_DESCRIPTION OF THE TASK:_
Word for word, print each line of the listing below; pictures stay out.

_MATERIAL PROVIDED:_
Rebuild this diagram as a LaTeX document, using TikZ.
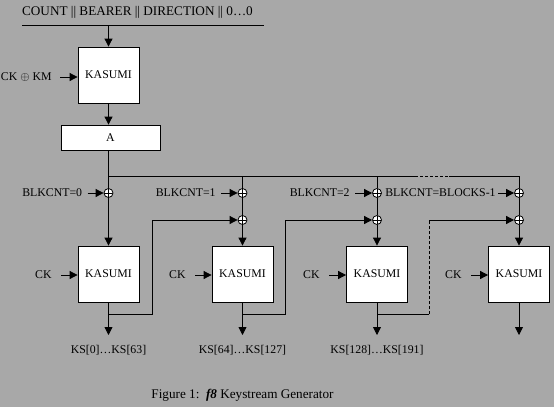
\documentclass[tikz,border=0pt]{standalone}
\usepackage{fontspec}
\setmainfont{Liberation Serif}
\usetikzlibrary{arrows.meta}
\definecolor{bg}{RGB}{168,168,168}
\begin{document}
\begin{tikzpicture}[x=1pt,y=-1pt,line width=0.8pt,
  >={Triangle[length=8pt,width=8pt]},
  font=\fontsize{11.8}{14}\selectfont,
  box/.style={draw,fill=white,minimum width=61pt,minimum height=56pt,inner sep=0pt},
  abox/.style={draw,fill=white,minimum width=99pt,minimum height=25pt,inner sep=0pt},
  xorn/.style={circle,draw,fill=white,minimum size=9pt,inner sep=0pt,
    path picture={\draw[line width=0.6pt] (path picture bounding box.north) -- (path picture bounding box.south)
      (path picture bounding box.west) -- (path picture bounding box.east);}},
  lbl/.style={inner sep=0pt},
  big/.style={inner sep=0pt,font=\fontsize{13.2}{15}\selectfont}]
\fill[bg] (0,0) rectangle (554,407);
\useasboundingbox (0,0) rectangle (554,407);

% top
\node[big] (title) at (137.5,12.5) {COUNT || BEARER || DIRECTION || 0…0};
\coordinate (tl) at (22,25);
\coordinate (tr) at (264,25);
\draw (tl) -- (tr);
\node[box] (k0) at (108.5,75) {KASUMI};
\coordinate (tin) at (108.5,25);
\draw[->] (tin) -- (k0.north);
\node[lbl,anchor=east] (ckkm) at (52,77) {CK $\oplus$ KM};
\draw[->] ([xshift=8pt]ckkm.east) -- (ckkm.east -| k0.west);
\node[abox] (A) at (110.5,137.5) {A};
\draw[->] (k0.south) -- (k0.south |- A.north);

% bus
\coordinate (j1) at (108.5,176);
\coordinate (j2) at (242.5,176);
\coordinate (j3) at (377,176);
\coordinate (da) at (415,176);
\coordinate (db) at (449,176);
\coordinate (j4) at (519,176);
\draw (k0.south |- A.south) -- (j1);
\draw (j1) -- (da);
\draw[dashed,dash pattern=on 3pt off 2pt] (da) -- (db);
\draw (db) -- (j4);

% xor circles
\node[xorn] (x1a) at (108.5,193) {};
\node[xorn] (x2a) at (242.5,193) {};
\node[xorn] (x2b) at (242.5,220) {};
\node[xorn] (x3a) at (377,193) {};
\node[xorn] (x3b) at (377,220) {};
\node[xorn] (x4a) at (519,193) {};
\node[xorn] (x4b) at (519,220) {};

% KASUMI boxes
\node[box] (k1) at (108.5,274) {KASUMI};
\node[box] (k2) at (242.5,274) {KASUMI};
\node[box] (k3) at (377,274) {KASUMI};
\node[box] (k4) at (519,274) {KASUMI};

% vertical paths
\draw (j1) -- (x1a.north);
\draw[->] (x1a.south) -- (k1.north);
\draw (j2) -- (x2a.north);
\draw (x2a.south) -- (x2b.north);
\draw[->] (x2b.south) -- (k2.north);
\draw (j3) -- (x3a.north);
\draw (x3a.south) -- (x3b.north);
\draw[->] (x3b.south) -- (k3.north);
\draw (j4) -- (x4a.north);
\draw (x4a.south) -- (x4b.north);
\draw[->] (x4b.south) -- (k4.north);

% BLKCNT labels
\node[lbl,anchor=east] (b1) at (82.5,193) {BLKCNT=0};
\node[lbl,anchor=east] (b2) at (216,193) {BLKCNT=1};
\node[lbl,anchor=east] (b3) at (350,193) {BLKCNT=2};
\node[lbl,anchor=east] (b4) at (496,193) {BLKCNT=BLOCKS-1};
\draw[->] ([xshift=5pt]b1.east) -- (x1a.west);
\draw[->] ([xshift=5pt]b2.east) -- (x2a.west);
\draw[->] ([xshift=5pt]b3.east) -- (x3a.west);
\draw[->] ([xshift=2pt]b4.east) -- (x4a.west);

% CK labels
\node[lbl,anchor=east] (c1) at (52,275) {CK};
\node[lbl,anchor=east] (c2) at (186,275) {CK};
\node[lbl,anchor=east] (c3) at (320,275) {CK};
\node[lbl,anchor=east] (c4) at (462,275) {CK};
\draw[->] ([xshift=9pt]c1.east) -- (c1.east -| k1.west);
\draw[->] ([xshift=9pt]c2.east) -- (c2.east -| k2.west);
\draw[->] ([xshift=9pt]c3.east) -- (c3.east -| k3.west);
\draw[->] ([xshift=9pt]c4.east) -- (c4.east -| k4.west);

% outputs
\coordinate (o1) at (108.5,335);
\coordinate (o2) at (242.5,335);
\coordinate (o3) at (377,335);
\coordinate (o4) at (519,335);
\draw[->] (k1.south) -- (o1);
\draw[->] (k2.south) -- (o2);
\draw[->] (k3.south) -- (o3);
\draw[->] (k4.south) -- (o4);

% feedback
\coordinate (f1) at (108.5,314);
\coordinate (f2) at (242.5,314);
\coordinate (f3) at (377,314);
\coordinate (t1) at (152,314);
\coordinate (t2) at (285,314);
\coordinate (t3) at (429,314);
\draw[->] (f1) -- (t1) |- (x2b.west);
\draw[->] (f2) -- (t2) |- (x3b.west);
\draw (f3) -- (t3);
\draw[dashed,dash pattern=on 3pt off 2pt] (t3) -- (t3 |- x4b);
\draw[->] (t3 |- x4b) -- (x4b.west);

% KS labels
\node[lbl] (ks1) at (108.5,350) {KS[0]…KS[63]};
\node[lbl] (ks2) at (242.5,350) {KS[64]…KS[127]};
\node[lbl] (ks3) at (377,350) {KS[128]…KS[191]};

% caption
\node[big] (cap) at (242.5,395) {Figure 1:\ \ \textbf{\textit{f8}} Keystream Generator};
\end{tikzpicture}
\end{document}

_RESPONSE FOR THIS EXERCISE:_
Rebuild this diagram as a LaTeX document, using TikZ.
\documentclass[tikz,border=0pt]{standalone}
\usepackage{fontspec}
\setmainfont{Liberation Serif}
\usetikzlibrary{arrows.meta}
\definecolor{bg}{RGB}{168,168,168}
\begin{document}
\begin{tikzpicture}[x=1pt,y=-1pt,line width=0.8pt,
  >={Triangle[length=8pt,width=8pt]},
  font=\fontsize{11.8}{14}\selectfont,
  box/.style={draw,fill=white,minimum width=61pt,minimum height=56pt,inner sep=0pt},
  abox/.style={draw,fill=white,minimum width=99pt,minimum height=25pt,inner sep=0pt},
  xorn/.style={circle,draw,fill=white,minimum size=9pt,inner sep=0pt,
    path picture={\draw[line width=0.6pt] (path picture bounding box.north) -- (path picture bounding box.south)
      (path picture bounding box.west) -- (path picture bounding box.east);}},
  lbl/.style={inner sep=0pt},
  big/.style={inner sep=0pt,font=\fontsize{13.2}{15}\selectfont}]
\fill[bg] (0,0) rectangle (554,407);
\useasboundingbox (0,0) rectangle (554,407);

% top
\node[big] (title) at (137.5,12.5) {COUNT || BEARER || DIRECTION || 0…0};
\coordinate (tl) at (22,25);
\coordinate (tr) at (264,25);
\draw (tl) -- (tr);
\node[box] (k0) at (108.5,75) {KASUMI};
\coordinate (tin) at (108.5,25);
\draw[->] (tin) -- (k0.north);
\node[lbl,anchor=east] (ckkm) at (52,77) {CK $\oplus$ KM};
\draw[->] ([xshift=8pt]ckkm.east) -- (ckkm.east -| k0.west);
\node[abox] (A) at (110.5,137.5) {A};
\draw[->] (k0.south) -- (k0.south |- A.north);

% bus
\coordinate (j1) at (108.5,176);
\coordinate (j2) at (242.5,176);
\coordinate (j3) at (377,176);
\coordinate (da) at (415,176);
\coordinate (db) at (449,176);
\coordinate (j4) at (519,176);
\draw (k0.south |- A.south) -- (j1);
\draw (j1) -- (da);
\draw[dashed,dash pattern=on 3pt off 2pt] (da) -- (db);
\draw (db) -- (j4);

% xor circles
\node[xorn] (x1a) at (108.5,193) {};
\node[xorn] (x2a) at (242.5,193) {};
\node[xorn] (x2b) at (242.5,220) {};
\node[xorn] (x3a) at (377,193) {};
\node[xorn] (x3b) at (377,220) {};
\node[xorn] (x4a) at (519,193) {};
\node[xorn] (x4b) at (519,220) {};

% KASUMI boxes
\node[box] (k1) at (108.5,274) {KASUMI};
\node[box] (k2) at (242.5,274) {KASUMI};
\node[box] (k3) at (377,274) {KASUMI};
\node[box] (k4) at (519,274) {KASUMI};

% vertical paths
\draw (j1) -- (x1a.north);
\draw[->] (x1a.south) -- (k1.north);
\draw (j2) -- (x2a.north);
\draw (x2a.south) -- (x2b.north);
\draw[->] (x2b.south) -- (k2.north);
\draw (j3) -- (x3a.north);
\draw (x3a.south) -- (x3b.north);
\draw[->] (x3b.south) -- (k3.north);
\draw (j4) -- (x4a.north);
\draw (x4a.south) -- (x4b.north);
\draw[->] (x4b.south) -- (k4.north);

% BLKCNT labels
\node[lbl,anchor=east] (b1) at (82.5,193) {BLKCNT=0};
\node[lbl,anchor=east] (b2) at (216,193) {BLKCNT=1};
\node[lbl,anchor=east] (b3) at (350,193) {BLKCNT=2};
\node[lbl,anchor=east] (b4) at (496,193) {BLKCNT=BLOCKS-1};
\draw[->] ([xshift=5pt]b1.east) -- (x1a.west);
\draw[->] ([xshift=5pt]b2.east) -- (x2a.west);
\draw[->] ([xshift=5pt]b3.east) -- (x3a.west);
\draw[->] ([xshift=2pt]b4.east) -- (x4a.west);

% CK labels
\node[lbl,anchor=east] (c1) at (52,275) {CK};
\node[lbl,anchor=east] (c2) at (186,275) {CK};
\node[lbl,anchor=east] (c3) at (320,275) {CK};
\node[lbl,anchor=east] (c4) at (462,275) {CK};
\draw[->] ([xshift=9pt]c1.east) -- (c1.east -| k1.west);
\draw[->] ([xshift=9pt]c2.east) -- (c2.east -| k2.west);
\draw[->] ([xshift=9pt]c3.east) -- (c3.east -| k3.west);
\draw[->] ([xshift=9pt]c4.east) -- (c4.east -| k4.west);

% outputs
\coordinate (o1) at (108.5,335);
\coordinate (o2) at (242.5,335);
\coordinate (o3) at (377,335);
\coordinate (o4) at (519,335);
\draw[->] (k1.south) -- (o1);
\draw[->] (k2.south) -- (o2);
\draw[->] (k3.south) -- (o3);
\draw[->] (k4.south) -- (o4);

% feedback
\coordinate (f1) at (108.5,314);
\coordinate (f2) at (242.5,314);
\coordinate (f3) at (377,314);
\coordinate (t1) at (152,314);
\coordinate (t2) at (285,314);
\coordinate (t3) at (429,314);
\draw[->] (f1) -- (t1) |- (x2b.west);
\draw[->] (f2) -- (t2) |- (x3b.west);
\draw (f3) -- (t3);
\draw[dashed,dash pattern=on 3pt off 2pt] (t3) -- (t3 |- x4b);
\draw[->] (t3 |- x4b) -- (x4b.west);

% KS labels
\node[lbl] (ks1) at (108.5,350) {KS[0]…KS[63]};
\node[lbl] (ks2) at (242.5,350) {KS[64]…KS[127]};
\node[lbl] (ks3) at (377,350) {KS[128]…KS[191]};

% caption
\node[big] (cap) at (242.5,395) {Figure 1:\ \ \textbf{\textit{f8}} Keystream Generator};
\end{tikzpicture}
\end{document}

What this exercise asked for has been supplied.